● DATA FOR PROCESSING
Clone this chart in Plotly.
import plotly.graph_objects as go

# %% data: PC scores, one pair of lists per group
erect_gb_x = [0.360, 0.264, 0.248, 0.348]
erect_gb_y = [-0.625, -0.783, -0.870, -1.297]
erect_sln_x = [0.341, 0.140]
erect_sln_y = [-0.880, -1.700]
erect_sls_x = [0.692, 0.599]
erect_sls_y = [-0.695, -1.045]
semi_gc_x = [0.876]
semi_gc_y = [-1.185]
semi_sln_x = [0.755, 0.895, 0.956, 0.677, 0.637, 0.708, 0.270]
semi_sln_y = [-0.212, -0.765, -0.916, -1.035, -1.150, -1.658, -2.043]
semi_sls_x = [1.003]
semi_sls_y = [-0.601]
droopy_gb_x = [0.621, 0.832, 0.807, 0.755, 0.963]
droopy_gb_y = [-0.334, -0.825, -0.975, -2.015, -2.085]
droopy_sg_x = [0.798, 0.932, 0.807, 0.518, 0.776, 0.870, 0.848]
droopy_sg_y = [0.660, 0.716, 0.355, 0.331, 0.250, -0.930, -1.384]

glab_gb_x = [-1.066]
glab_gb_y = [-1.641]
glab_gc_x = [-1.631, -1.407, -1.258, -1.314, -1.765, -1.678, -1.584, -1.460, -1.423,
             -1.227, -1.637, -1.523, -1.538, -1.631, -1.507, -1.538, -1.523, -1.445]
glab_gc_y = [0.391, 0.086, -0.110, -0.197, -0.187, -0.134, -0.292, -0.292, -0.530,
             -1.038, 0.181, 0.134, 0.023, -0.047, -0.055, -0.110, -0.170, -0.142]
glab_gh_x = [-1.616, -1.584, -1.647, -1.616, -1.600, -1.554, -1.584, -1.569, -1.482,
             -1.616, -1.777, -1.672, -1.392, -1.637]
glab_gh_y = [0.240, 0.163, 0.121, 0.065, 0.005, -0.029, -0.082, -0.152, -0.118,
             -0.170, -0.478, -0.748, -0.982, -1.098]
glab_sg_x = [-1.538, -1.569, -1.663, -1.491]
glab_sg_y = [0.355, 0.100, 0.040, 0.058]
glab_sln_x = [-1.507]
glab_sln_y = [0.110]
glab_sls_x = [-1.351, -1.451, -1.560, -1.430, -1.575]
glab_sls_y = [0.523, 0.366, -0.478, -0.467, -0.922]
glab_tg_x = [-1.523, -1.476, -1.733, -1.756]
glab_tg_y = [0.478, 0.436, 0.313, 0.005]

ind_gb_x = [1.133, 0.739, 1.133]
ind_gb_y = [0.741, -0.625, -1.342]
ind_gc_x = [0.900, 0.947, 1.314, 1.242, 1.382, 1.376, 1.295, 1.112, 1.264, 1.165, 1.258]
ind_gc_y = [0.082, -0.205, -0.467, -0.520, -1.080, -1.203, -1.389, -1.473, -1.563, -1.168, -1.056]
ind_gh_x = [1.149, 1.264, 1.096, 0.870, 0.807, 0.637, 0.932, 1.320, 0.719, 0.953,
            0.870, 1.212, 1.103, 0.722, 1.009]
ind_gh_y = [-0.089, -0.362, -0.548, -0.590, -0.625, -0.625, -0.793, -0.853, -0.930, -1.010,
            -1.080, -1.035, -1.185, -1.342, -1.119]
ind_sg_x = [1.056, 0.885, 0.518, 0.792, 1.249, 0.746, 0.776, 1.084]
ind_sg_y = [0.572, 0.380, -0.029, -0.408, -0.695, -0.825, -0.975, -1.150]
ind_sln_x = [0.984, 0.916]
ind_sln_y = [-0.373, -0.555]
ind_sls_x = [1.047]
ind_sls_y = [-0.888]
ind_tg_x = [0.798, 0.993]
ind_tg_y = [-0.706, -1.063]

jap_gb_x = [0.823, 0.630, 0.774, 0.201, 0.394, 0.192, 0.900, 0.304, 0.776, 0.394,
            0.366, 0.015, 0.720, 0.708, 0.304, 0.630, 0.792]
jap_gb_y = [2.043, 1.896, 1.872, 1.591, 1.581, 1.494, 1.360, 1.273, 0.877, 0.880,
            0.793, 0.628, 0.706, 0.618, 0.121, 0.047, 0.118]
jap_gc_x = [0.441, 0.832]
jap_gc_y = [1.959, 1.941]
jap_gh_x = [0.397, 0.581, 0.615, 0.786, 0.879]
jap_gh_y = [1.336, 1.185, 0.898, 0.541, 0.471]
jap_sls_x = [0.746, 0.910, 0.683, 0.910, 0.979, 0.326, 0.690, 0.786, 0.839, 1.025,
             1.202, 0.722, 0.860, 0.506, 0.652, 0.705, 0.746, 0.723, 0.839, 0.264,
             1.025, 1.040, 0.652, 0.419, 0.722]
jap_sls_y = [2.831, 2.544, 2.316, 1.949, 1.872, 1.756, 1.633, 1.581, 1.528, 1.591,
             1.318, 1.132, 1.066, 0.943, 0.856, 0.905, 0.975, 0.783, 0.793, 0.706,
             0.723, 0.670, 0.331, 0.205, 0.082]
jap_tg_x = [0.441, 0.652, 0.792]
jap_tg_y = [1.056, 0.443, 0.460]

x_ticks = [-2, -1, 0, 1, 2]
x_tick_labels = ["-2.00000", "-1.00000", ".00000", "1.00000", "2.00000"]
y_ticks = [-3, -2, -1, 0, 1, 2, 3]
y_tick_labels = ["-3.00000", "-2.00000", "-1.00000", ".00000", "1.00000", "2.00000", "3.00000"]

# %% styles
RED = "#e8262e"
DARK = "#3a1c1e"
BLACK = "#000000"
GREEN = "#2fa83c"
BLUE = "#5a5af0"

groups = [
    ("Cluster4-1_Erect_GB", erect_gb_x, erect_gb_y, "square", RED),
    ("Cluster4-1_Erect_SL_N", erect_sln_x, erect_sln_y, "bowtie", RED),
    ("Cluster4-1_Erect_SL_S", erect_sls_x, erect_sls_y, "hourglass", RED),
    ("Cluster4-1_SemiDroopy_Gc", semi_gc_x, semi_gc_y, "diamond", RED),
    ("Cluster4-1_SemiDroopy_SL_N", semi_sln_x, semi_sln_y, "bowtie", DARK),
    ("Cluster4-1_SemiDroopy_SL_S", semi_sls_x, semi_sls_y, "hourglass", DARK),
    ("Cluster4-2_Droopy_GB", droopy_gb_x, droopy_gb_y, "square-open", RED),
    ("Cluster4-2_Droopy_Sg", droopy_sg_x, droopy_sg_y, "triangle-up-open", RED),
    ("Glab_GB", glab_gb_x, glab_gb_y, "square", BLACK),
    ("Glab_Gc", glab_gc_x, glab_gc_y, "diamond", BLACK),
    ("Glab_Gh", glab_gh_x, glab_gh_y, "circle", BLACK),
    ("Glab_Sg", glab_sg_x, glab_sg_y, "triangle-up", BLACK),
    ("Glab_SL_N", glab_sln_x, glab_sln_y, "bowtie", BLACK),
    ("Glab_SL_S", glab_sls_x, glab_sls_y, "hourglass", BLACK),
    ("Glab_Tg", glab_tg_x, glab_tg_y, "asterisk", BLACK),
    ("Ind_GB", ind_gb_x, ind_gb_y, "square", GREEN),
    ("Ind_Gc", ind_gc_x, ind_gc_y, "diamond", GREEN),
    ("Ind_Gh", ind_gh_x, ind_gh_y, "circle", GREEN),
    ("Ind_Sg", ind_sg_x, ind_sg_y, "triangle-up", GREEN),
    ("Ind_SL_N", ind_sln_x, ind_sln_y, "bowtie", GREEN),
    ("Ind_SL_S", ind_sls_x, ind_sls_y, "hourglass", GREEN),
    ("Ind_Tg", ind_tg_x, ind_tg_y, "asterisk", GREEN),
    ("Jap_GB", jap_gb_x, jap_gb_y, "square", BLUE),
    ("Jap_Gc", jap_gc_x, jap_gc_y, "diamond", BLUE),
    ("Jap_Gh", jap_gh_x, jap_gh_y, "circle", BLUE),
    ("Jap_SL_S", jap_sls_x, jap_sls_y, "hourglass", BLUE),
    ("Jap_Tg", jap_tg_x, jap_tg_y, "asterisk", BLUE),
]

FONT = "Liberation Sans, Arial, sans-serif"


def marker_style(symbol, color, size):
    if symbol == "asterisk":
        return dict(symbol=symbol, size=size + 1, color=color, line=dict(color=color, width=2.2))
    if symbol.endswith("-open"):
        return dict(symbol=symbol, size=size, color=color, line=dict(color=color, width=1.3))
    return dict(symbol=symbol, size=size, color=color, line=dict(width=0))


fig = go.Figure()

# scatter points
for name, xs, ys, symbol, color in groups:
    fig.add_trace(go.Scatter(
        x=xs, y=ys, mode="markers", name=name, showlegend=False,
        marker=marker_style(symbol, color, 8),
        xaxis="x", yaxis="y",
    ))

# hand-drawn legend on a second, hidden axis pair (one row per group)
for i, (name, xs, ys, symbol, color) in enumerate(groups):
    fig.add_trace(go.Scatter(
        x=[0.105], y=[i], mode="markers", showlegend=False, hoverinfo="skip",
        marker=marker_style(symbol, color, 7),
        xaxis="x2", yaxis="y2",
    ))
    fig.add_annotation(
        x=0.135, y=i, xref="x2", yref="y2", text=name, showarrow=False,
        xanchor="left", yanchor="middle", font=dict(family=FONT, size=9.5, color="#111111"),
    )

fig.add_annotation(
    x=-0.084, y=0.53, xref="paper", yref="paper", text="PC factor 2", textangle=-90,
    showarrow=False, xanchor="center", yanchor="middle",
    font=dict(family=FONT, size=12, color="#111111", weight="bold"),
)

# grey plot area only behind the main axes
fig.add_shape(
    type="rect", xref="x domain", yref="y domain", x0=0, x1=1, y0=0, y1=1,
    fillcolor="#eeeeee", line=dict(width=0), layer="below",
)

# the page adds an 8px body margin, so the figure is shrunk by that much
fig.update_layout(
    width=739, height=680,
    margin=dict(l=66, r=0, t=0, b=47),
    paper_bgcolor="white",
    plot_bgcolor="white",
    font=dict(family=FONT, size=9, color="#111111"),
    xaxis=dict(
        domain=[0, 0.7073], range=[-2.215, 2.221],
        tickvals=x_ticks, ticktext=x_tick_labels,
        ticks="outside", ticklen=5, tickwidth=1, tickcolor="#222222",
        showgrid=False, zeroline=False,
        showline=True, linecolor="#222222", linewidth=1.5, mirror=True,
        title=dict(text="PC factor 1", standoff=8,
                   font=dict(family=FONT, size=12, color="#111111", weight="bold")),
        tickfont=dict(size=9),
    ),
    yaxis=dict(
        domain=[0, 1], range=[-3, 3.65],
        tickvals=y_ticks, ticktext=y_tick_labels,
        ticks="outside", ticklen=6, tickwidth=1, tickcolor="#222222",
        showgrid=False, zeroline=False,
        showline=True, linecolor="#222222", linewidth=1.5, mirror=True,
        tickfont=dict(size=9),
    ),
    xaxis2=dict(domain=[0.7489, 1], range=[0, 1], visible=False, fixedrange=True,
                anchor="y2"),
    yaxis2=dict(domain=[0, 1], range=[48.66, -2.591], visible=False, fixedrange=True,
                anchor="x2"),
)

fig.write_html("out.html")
--
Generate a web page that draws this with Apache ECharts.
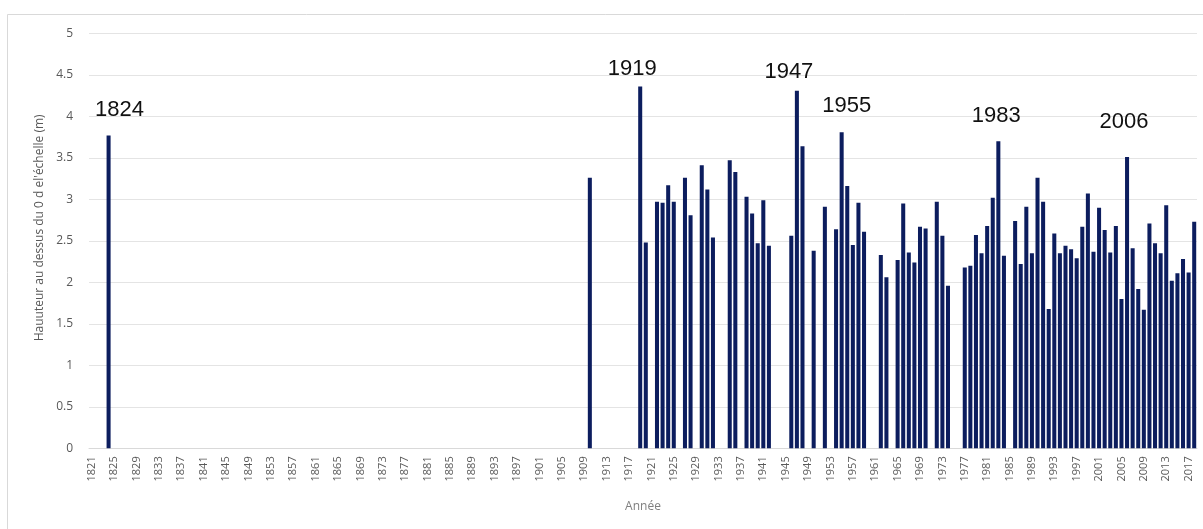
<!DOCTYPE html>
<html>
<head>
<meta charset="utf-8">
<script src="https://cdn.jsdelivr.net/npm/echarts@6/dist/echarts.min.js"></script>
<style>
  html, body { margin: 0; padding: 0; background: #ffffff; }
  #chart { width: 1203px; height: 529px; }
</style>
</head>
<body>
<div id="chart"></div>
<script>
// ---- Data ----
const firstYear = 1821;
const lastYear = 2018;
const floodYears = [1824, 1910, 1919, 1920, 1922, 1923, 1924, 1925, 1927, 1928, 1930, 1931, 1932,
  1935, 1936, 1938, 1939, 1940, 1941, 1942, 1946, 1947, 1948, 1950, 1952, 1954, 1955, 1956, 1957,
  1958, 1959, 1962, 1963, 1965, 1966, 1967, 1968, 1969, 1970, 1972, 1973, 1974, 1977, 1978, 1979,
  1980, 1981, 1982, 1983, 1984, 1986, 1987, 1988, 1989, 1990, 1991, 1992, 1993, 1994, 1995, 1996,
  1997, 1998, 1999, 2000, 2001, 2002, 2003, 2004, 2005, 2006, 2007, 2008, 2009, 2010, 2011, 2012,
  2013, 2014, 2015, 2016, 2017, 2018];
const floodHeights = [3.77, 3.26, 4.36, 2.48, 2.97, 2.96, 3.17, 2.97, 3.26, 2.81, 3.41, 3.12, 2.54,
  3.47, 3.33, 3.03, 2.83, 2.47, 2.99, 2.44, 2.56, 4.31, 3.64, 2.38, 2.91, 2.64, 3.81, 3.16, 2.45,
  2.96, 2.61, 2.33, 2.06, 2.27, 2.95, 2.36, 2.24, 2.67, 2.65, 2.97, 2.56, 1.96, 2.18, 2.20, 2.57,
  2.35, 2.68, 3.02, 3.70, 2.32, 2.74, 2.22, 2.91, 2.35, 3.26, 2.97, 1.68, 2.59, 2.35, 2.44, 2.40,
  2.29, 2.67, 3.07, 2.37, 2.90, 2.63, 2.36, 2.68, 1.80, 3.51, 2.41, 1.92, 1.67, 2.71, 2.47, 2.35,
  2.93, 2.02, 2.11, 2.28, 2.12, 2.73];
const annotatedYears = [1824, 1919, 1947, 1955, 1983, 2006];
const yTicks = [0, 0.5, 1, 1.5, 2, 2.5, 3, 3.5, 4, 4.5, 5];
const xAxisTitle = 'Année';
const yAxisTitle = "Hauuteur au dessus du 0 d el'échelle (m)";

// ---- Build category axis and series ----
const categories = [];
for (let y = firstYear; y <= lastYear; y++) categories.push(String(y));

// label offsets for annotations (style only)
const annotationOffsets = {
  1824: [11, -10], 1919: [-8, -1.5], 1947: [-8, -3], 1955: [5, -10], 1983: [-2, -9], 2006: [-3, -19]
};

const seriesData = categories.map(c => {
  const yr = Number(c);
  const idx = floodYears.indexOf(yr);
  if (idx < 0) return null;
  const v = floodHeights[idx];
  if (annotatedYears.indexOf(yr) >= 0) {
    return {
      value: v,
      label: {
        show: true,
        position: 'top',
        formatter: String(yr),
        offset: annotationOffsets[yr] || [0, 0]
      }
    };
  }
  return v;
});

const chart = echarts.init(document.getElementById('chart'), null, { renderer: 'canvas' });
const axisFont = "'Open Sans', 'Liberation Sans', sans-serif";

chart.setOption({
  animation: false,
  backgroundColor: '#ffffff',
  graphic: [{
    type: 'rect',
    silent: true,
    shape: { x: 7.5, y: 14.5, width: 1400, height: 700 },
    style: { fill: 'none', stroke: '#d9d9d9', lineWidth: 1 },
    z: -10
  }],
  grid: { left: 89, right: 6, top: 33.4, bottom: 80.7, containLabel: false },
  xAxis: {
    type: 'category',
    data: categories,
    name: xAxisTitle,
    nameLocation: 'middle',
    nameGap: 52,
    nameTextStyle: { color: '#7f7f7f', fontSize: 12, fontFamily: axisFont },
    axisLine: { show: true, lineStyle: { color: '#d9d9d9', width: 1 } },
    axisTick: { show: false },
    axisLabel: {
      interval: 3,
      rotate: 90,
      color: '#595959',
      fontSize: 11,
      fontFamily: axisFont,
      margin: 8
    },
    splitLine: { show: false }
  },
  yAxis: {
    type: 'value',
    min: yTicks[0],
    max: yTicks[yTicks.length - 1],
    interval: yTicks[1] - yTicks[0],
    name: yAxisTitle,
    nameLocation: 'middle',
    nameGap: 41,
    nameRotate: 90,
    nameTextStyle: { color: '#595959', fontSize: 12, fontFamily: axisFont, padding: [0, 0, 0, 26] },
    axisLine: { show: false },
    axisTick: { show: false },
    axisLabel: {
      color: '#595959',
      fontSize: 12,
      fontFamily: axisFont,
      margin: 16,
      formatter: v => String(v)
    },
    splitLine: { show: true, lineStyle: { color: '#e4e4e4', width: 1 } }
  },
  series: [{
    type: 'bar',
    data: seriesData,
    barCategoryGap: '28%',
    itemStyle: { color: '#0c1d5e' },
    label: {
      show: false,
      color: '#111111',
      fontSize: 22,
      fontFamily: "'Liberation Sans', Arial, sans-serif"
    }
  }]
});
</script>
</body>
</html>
...
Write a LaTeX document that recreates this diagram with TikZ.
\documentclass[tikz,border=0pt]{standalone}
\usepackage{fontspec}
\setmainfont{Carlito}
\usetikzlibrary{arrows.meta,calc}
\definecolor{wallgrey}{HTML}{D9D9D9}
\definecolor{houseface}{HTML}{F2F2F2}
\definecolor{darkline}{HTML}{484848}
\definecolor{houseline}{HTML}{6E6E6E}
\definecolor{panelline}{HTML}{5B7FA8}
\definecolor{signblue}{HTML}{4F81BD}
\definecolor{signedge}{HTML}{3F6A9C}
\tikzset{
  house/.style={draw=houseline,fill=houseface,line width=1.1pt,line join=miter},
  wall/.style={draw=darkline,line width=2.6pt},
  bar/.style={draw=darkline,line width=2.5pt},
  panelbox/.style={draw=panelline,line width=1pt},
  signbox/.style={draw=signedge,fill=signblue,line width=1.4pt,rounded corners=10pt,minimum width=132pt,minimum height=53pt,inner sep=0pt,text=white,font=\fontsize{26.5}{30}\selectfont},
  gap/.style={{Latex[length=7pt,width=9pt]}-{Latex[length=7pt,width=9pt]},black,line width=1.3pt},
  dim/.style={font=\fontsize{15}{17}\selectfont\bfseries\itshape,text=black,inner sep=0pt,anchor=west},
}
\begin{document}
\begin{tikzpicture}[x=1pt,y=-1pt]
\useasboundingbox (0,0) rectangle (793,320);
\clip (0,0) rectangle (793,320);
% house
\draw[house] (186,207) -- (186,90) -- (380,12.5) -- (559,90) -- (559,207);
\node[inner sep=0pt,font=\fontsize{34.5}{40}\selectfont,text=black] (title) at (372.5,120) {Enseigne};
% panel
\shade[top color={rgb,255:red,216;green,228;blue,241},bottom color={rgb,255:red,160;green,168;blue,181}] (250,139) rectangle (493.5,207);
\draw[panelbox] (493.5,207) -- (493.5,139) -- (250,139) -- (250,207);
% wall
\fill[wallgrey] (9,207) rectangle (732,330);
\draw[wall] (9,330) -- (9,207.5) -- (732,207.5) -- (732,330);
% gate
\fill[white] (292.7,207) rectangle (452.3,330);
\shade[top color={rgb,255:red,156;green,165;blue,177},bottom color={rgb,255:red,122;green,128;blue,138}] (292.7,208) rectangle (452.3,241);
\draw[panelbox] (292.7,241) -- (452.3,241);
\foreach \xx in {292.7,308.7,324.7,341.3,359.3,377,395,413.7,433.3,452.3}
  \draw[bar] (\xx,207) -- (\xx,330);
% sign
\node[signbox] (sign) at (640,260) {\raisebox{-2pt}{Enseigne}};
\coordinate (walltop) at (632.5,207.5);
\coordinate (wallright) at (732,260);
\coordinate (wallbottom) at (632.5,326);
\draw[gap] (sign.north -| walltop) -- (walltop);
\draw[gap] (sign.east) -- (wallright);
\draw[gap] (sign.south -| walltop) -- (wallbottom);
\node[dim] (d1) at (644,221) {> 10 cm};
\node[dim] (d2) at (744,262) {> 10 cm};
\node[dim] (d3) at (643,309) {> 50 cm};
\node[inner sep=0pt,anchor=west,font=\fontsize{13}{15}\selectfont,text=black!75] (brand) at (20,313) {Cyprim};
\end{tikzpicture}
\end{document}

● WHAT THE TASK ASKS
Quote only the lines running from the line that holds "Clone this chart in Plotly." to the line that holds "0.250, -0.930, -1.384]", both ends included.

● TASK OUTPUT
Clone this chart in Plotly.
import plotly.graph_objects as go

# %% data: PC scores, one pair of lists per group
erect_gb_x = [0.360, 0.264, 0.248, 0.348]
erect_gb_y = [-0.625, -0.783, -0.870, -1.297]
erect_sln_x = [0.341, 0.140]
erect_sln_y = [-0.880, -1.700]
erect_sls_x = [0.692, 0.599]
erect_sls_y = [-0.695, -1.045]
semi_gc_x = [0.876]
semi_gc_y = [-1.185]
semi_sln_x = [0.755, 0.895, 0.956, 0.677, 0.637, 0.708, 0.270]
semi_sln_y = [-0.212, -0.765, -0.916, -1.035, -1.150, -1.658, -2.043]
semi_sls_x = [1.003]
semi_sls_y = [-0.601]
droopy_gb_x = [0.621, 0.832, 0.807, 0.755, 0.963]
droopy_gb_y = [-0.334, -0.825, -0.975, -2.015, -2.085]
droopy_sg_x = [0.798, 0.932, 0.807, 0.518, 0.776, 0.870, 0.848]
droopy_sg_y = [0.660, 0.716, 0.355, 0.331, 0.250, -0.930, -1.384]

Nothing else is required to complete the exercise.